Mlily’s blog

心を言葉にすると、軽くなるよ。

母の姿

 母が朝からほとんど使っていないアルバムを捨てて良いかと私に尋ねた。

 大したことない数枚の写真を入れていたぐらいだったのですぐに承諾をしたが、もう一つ、母が捨てようとしたアルバムのデザインが素敵だったので、私はまじまじと手にとって眺めた。

 「もうそのアルバムの写真は抜き取ったよ。」

 母がそう告げても、家にあるアルバムの中でも見たことのなかった、シンプルながらも洋風で上品なデザインだったので、写真がなくても私はページをめくっていた。黄ばんだページが時を重ねてきたことに情が動いていたのであろうか、今思えばなぜそこまでページをめくっていたのか自分でも不思議だった。

 何枚かめくって終えようとしたが、まだ写真を抜き取っていないページが出てきた。それは数十年前の成人式である、母の振袖姿であった。

 母の若い姿を知る機会などなかったものだから、私は小さな驚きと興奮が湧き上がった。

 「あれ、全部写真抜けてなかった?」

 母は少しにやけてこっちを見たが、何事もないような素振りだった。

 成人式を終えている私でも、母と同じ振袖を着た私にとっては不思議な感情だった。
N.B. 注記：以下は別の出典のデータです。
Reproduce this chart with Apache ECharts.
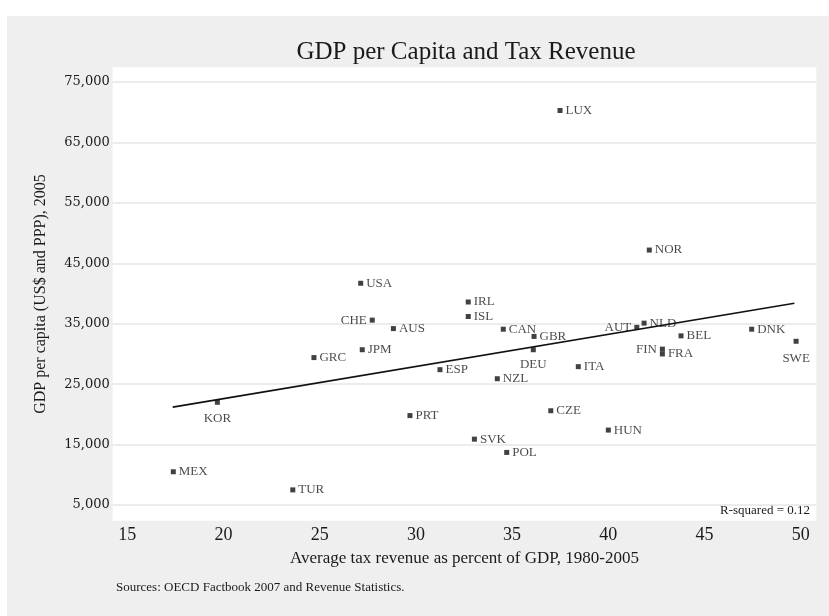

母の実家を背景に首を傾げたり、斜めを向いて袖の柄を表に見せたり、中には両手を腰に添えて首を曲げて上を向く子どもらしいポーズもとても愛らしかった。

 また、娘の晴れ姿をフィルムカメラで何枚も残す親の愛も感じ、知ることもない血の歴史が写真を通して知れたことにとても印象的な出来事であった。

 母はその写真を数枚とって捨てるというので、私も数枚貰うことにした。母は苦笑して「やめてよ」と言ったが、確かにこれが自分の成人式の写真であれば、とても恥かしく誰にも見せられないものだ。でも自分の写真が誰かにとっては慈愛があって、それが今、私なのだから譲る気持ちはなかった。それにしても、どれを選ぼうか捨てがたいものばかり。

私はこっそり半分以上の写真を取って、後に姉に自慢げに見せようと、目論むのであった。